Most states have their own nonprofit lobbying registration and disclosure requirements that apply separately from the federal excise tax rules. State lobbying laws typically require nonprofit organizations to register as lobbyists and disclose lobbying expenditures when they exceed thresholds — these obligations apply whether or not the federal IRS limits are exceeded. Registered lobbyists at the state level (whether employed by a nonprofit or a for-profit) must typically file periodic disclosure reports. Some states also restrict lobbying by organizations that receive state grants, creating additional constraints for nonprofits that accept government funding.

Pending Legislation

  • Johnson Amendment repeal proposals: Legislation to repeal or narrow the prohibition on nonprofit partisan political activity has been introduced repeatedly (particularly in Republican-controlled Congresses). No bill has passed both chambers as of April 2026. Opponents argue repeal would convert nonprofits into dark money vehicles for political spending; supporters argue it infringes on churches' religious freedom and free speech.
  • 501(h) lobbying limit increases: Proposals to raise the dollar caps (maximum $1,000,000 for direct lobbying; maximum $250,000 for grassroots) have been introduced but not enacted.

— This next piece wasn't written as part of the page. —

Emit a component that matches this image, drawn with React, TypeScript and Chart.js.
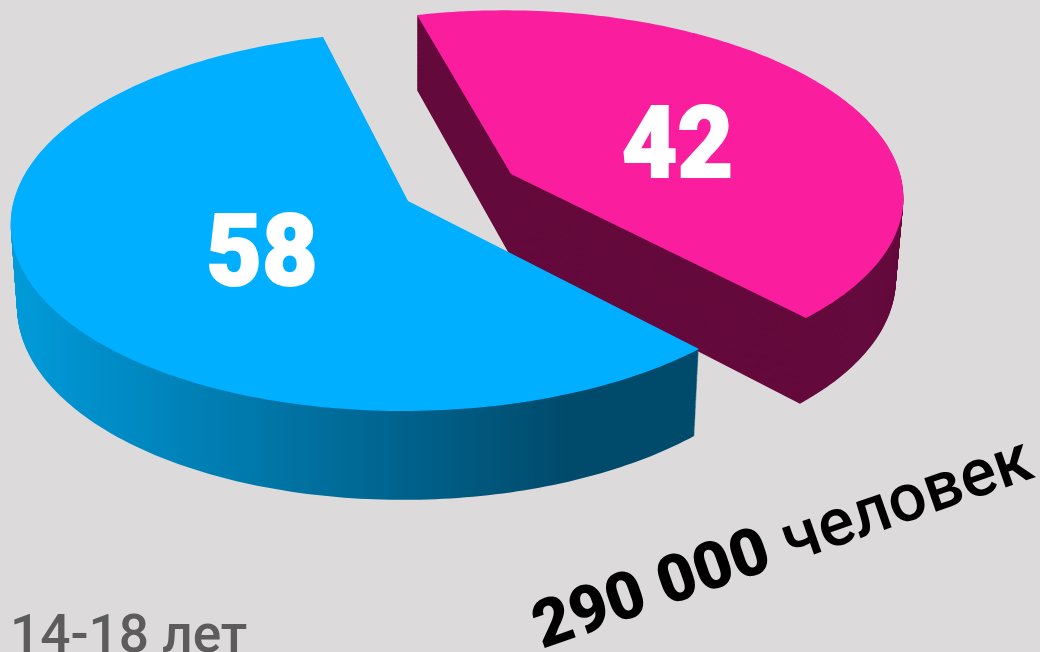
import React, { useEffect, useRef } from "react";
import { Chart, registerables } from "chart.js";

Chart.register(...registerables);

const categories = ["Группа A", "Группа B"];
const shares = [58, 42];
const topColors = ["#00afff", "#fa1e9e"];
const ageLabel = "14-18 лет";
const totalNumber = "290 000";
const totalUnit = "человек";

const BG = "#dcdadb";
const N_LAYERS = 90;

type Proj = { ox: number; oy: number; m: number[]; w: number[] };
const projections: Proj[] = [
  { ox: 408, oy: 201, m: [267.5, -291.5, 136.1, 128.7], w: [-0.0807, -0.0718] },
  { ox: 511, oy: 174, m: [271.2, -277.7, 132.4, 123.9], w: [-0.0807, -0.0718] },
];
const labelCentres = [
  [262, 249],
  [677.5, 141.5],
];

function project(p: Proj, ux: number, uy: number): [number, number] {
  const d = 1 + p.w[0] * ux + p.w[1] * uy;
  return [p.ox + (p.m[0] * ux + p.m[1] * uy) / d, p.oy + (p.m[2] * ux + p.m[3] * uy) / d];
}

function depthShift(x: number, y: number, f: number): [number, number] {
  return [x - f * 0.0155 * (x - 417), y + f * (75 + 0.035 * (y - 15))];
}

function outline(p: Proj, a0: number, a1: number): [number, number][] {
  const pts: [number, number][] = [project(p, 0, 0)];
  const n = Math.ceil(((a1 - a0) * 180) / Math.PI);
  for (let i = 0; i <= n; i++) {
    const a = a0 + ((a1 - a0) * i) / n;
    pts.push(project(p, Math.cos(a), Math.sin(a)));
  }
  return pts;
}

function fillPath(ctx: CanvasRenderingContext2D, pts: [number, number][], f: number) {
  ctx.beginPath();
  pts.forEach(([x, y], i) => {
    const [sx, sy] = depthShift(x, y, f);
    if (i === 0) ctx.moveTo(sx, sy);
    else ctx.lineTo(sx, sy);
  });
  ctx.closePath();
  ctx.fill();
}

const pie3d = {
  id: "pie3d",
  beforeDraw(chart: Chart) {
    const { ctx, width, height } = chart;
    ctx.save();
    ctx.fillStyle = BG;
    ctx.fillRect(0, 0, width, height);
    ctx.restore();
  },
  beforeDatasetsDraw(chart: Chart) {
    const { ctx } = chart;
    const arcs = chart.getDatasetMeta(0).data as any[];
    ctx.save();
    const blueSide = ctx.createLinearGradient(18, 0, 565, 0);
    blueSide.addColorStop(0, "#009ad9");
    blueSide.addColorStop(1, "#004b6c");
    const sides: (string | CanvasGradient)[] = [blueSide, "#650a3c"];
    for (const i of [1, 0]) {
      const { startAngle, endAngle } = arcs[i].getProps(["startAngle", "endAngle"], true);
      const pts = outline(projections[i], startAngle, endAngle);
      ctx.fillStyle = sides[i];
      for (let l = N_LAYERS; l > 0; l--) fillPath(ctx, pts, l / N_LAYERS);
      ctx.fillStyle = topColors[i];
      fillPath(ctx, pts, 0);
    }
    ctx.restore();
    return false;
  },
  afterDraw(chart: Chart) {
    const { ctx } = chart;
    ctx.save();
    ctx.fillStyle = "#ffffff";
    ctx.strokeStyle = "#ffffff";
    ctx.lineWidth = 2;
    ctx.lineJoin = "miter";
    ctx.textAlign = "center";
    ctx.textBaseline = "alphabetic";
    ctx.font = "900 100px Roboto";
    shares.forEach((v, i) => {
      ctx.save();
      ctx.translate(labelCentres[i][0], labelCentres[i][1] + 35.5);
      ctx.scale(0.96, 1);
      ctx.fillText(String(v), 0, 0);
      ctx.strokeText(String(v), 0, 0);
      ctx.restore();
    });
    ctx.textAlign = "left";
    ctx.fillStyle = "#5c5c5c";
    ctx.font = "500 54px Roboto";
    ctx.save();
    ctx.translate(10, 652);
    ctx.scale(0.985, 1);
    ctx.fillText(ageLabel, 0, 0);
    ctx.restore();
    ctx.translate(542, 649);
    ctx.rotate((-19.2 * Math.PI) / 180);
    ctx.fillStyle = "#000000";
    ctx.font = "900 66px Roboto";
    ctx.fillText(totalNumber, 0, 0);
    const w = ctx.measureText(totalNumber + " ").width;
    ctx.font = "500 67px Roboto";
    ctx.fillText(totalUnit, w + 1, 0);
    ctx.restore();
  },
};

export default function App() {
  const ref = useRef<HTMLCanvasElement | null>(null);
  useEffect(() => {
    document.body.style.margin = "0";
    const chart = new Chart(ref.current!, {
      type: "pie",
      data: {
        labels: categories,
        datasets: [{ data: shares, backgroundColor: topColors, borderWidth: 0 }],
      },
      options: {
        responsive: false,
        animation: false,
        rotation: 90,
        plugins: { legend: { display: false }, tooltip: { enabled: false } },
      },
      plugins: [pie3d],
    });
    return () => chart.destroy();
  }, []);
  return <canvas ref={ref} width={1040} height={652} style={{ display: "block" }} />;
}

The current maximums were set in 1976 and have not been adjusted for inflation.

Recent Developments

  • Johnson Amendment repeal remained a political aspiration but not law (2017–2026): President Trump's 2017 executive order directing the IRS not to enforce the Johnson Amendment against churches was struck down by a federal court as exceeding executive authority. The amendment itself was never changed. In practice, the IRS has not brought an enforcement action for candidate endorsements against a church since 1995, creating a de facto enforcement gap. The Trump administration's second term again raised the possibility of IRS non-enforcement as a priority; as of April 2026, the law remained unchanged and the IRS's published policy had not changed.
  • IRS guidance on digital and social media lobbying: The IRS has issued guidance and FAQs clarifying when digital communications — emails, social media posts, website content — constitute grassroots lobbying subject to the § 4911 limits versus nonpartisan public education. Key factors: whether the communication expresses a view on specific legislation (not just general policy), and whether it includes a "call to action" urging recipients to contact their legislators. A social media post describing a bill and providing a link to contact a senator's office is grassroots lobbying. The same information presented without the contact link generally is not. Many advocacy nonprofits restructured their digital communications programs following this guidance.
  • IRS increased scrutiny of abusive § 501(c)(3) political activity claims: The IRS, responding to concerns about dark money flows through nominally charitable organizations, has increased scrutiny of § 501(c)(3) applications and existing organizations claiming charitable status for activities that function primarily as political campaign support. Separately, the second Trump administration's IRS leadership signaled interest in revisiting the enforcement posture for nonprofit political activity — including whether certain progressive advocacy organizations qualify for charitable status. As of April 2026, no significant revocation actions had been publicly announced, but the enforcement environment remained uncertain.
  • 501(h) lobbying caps haven't been indexed since 1976: The maximum lobbying limit for § 501(h)-electing organizations — $1,000,000 for direct lobbying and $250,000 for grassroots lobbying — was set in 1976 and has never been adjusted for inflation. In 2026 dollars, the real value of these caps is roughly 20% of their 1976 equivalent. Bills to index the caps to inflation have been introduced but not enacted. This means organizations that are lobbying at the same real level as they did in the 1980s may be closer to their nominal limits than they realize.